Oh, and I nearly cried when Aly Bain got an award too - "Hokey Pokey" and "Pour Down Like Silver" feature his playing and, I think I'm right but too lazy to check, that it's him on "Devonside".

I'm working on a post about "going electric" (that's a euphemism for me "thinking about it occasionally").

eeyorn said...

I suppose there are all sorts of factors contributing to the recent resurgence, not least of which Mike Harding's massive hand in its promotion. And of course we now degree courses in Folk Music, Folk Studies etc which can only be for the good.

But its interesting that Folk's resurgence always seems to be coupled with rising civil unrest.

Dave Leeke said...

So, are you saying that the new Tory slogan should be "Vote Tory - it's good for Folk Music"?

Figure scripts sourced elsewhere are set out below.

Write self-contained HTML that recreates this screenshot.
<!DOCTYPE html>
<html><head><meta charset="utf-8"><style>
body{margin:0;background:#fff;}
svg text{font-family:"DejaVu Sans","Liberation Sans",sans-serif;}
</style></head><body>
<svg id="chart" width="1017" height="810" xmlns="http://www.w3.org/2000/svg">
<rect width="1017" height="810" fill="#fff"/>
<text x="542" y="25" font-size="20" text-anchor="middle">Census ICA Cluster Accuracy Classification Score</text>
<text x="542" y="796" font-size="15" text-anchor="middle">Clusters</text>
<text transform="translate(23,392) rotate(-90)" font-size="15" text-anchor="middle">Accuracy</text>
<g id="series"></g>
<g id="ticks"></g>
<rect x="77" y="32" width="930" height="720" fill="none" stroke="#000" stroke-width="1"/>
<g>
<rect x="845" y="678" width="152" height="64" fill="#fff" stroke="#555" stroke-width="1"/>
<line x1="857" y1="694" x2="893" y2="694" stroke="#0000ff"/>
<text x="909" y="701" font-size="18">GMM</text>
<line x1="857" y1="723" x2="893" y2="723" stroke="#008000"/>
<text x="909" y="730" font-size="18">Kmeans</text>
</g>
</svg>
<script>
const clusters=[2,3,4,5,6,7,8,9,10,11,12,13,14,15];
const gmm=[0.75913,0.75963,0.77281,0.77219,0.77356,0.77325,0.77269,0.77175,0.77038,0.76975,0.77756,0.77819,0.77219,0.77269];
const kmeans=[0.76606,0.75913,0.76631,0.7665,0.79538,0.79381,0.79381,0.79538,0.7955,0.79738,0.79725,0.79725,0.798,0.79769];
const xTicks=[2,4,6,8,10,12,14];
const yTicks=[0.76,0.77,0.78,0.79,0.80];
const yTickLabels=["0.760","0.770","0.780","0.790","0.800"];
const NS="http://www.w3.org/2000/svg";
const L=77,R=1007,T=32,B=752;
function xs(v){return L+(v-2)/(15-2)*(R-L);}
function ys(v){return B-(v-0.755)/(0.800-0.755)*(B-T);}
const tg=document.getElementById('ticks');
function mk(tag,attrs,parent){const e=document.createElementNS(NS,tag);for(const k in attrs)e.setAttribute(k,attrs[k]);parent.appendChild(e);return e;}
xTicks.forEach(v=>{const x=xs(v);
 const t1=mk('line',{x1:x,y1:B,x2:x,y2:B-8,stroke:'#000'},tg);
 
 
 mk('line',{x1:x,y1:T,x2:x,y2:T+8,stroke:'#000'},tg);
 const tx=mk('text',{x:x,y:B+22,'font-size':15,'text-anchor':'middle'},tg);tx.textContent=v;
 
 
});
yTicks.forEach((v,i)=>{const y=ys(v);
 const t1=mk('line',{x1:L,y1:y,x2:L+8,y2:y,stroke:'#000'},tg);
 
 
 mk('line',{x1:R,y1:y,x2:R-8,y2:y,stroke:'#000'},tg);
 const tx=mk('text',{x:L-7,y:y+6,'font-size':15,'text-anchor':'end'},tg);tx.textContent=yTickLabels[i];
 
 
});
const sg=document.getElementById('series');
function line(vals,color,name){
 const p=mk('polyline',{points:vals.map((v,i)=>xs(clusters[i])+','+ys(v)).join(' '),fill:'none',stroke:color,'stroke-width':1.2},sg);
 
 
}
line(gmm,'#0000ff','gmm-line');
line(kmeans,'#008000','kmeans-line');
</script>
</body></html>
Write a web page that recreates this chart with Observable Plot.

Good point, though. Actually, have you ever seen any of the Morris films from the last couple of years? "Way of the Morris", "Here's a Health to the Barley Mow" and, particularly a comedy film (I kid you not) called, "Morris: A Life With Bells On"? I'm about to get them and just wondered what the Professional Cloggie position on them was.

eeyorn said...

I think the general consensus in the Morris world follows the thinking of Ocscar Wilde: 'Any publicity is good' - so the Morris films have generally been welcomed and appreciated. I haven't seen any of them, though I gather that 'Life with Bells On' in particular comes highly recommended, and has gained many fans within the Morris world.

When you dress up in silly costumes with flowers and feathers in your hat, its difficult to take yourself seriously. Hopefully the dancing, music and witty repartee serves to gain a little respect.

Andy Wright said...

Many Happy Returns Dave. Our third Grandson was born at 9pm last night, so he nearly sahred your birthday! Hope he shares your musical tastes...

Dave Leeke said...

Thank you very much - I'm having a "Birthday Blues" at the moment: where did all that time go?

Ah well, congratulations - I guess those in your line of work have similar problems to those in ours: what do you name them? Too many memories with some names!!

Anyway - enjoy (and get some sleep!).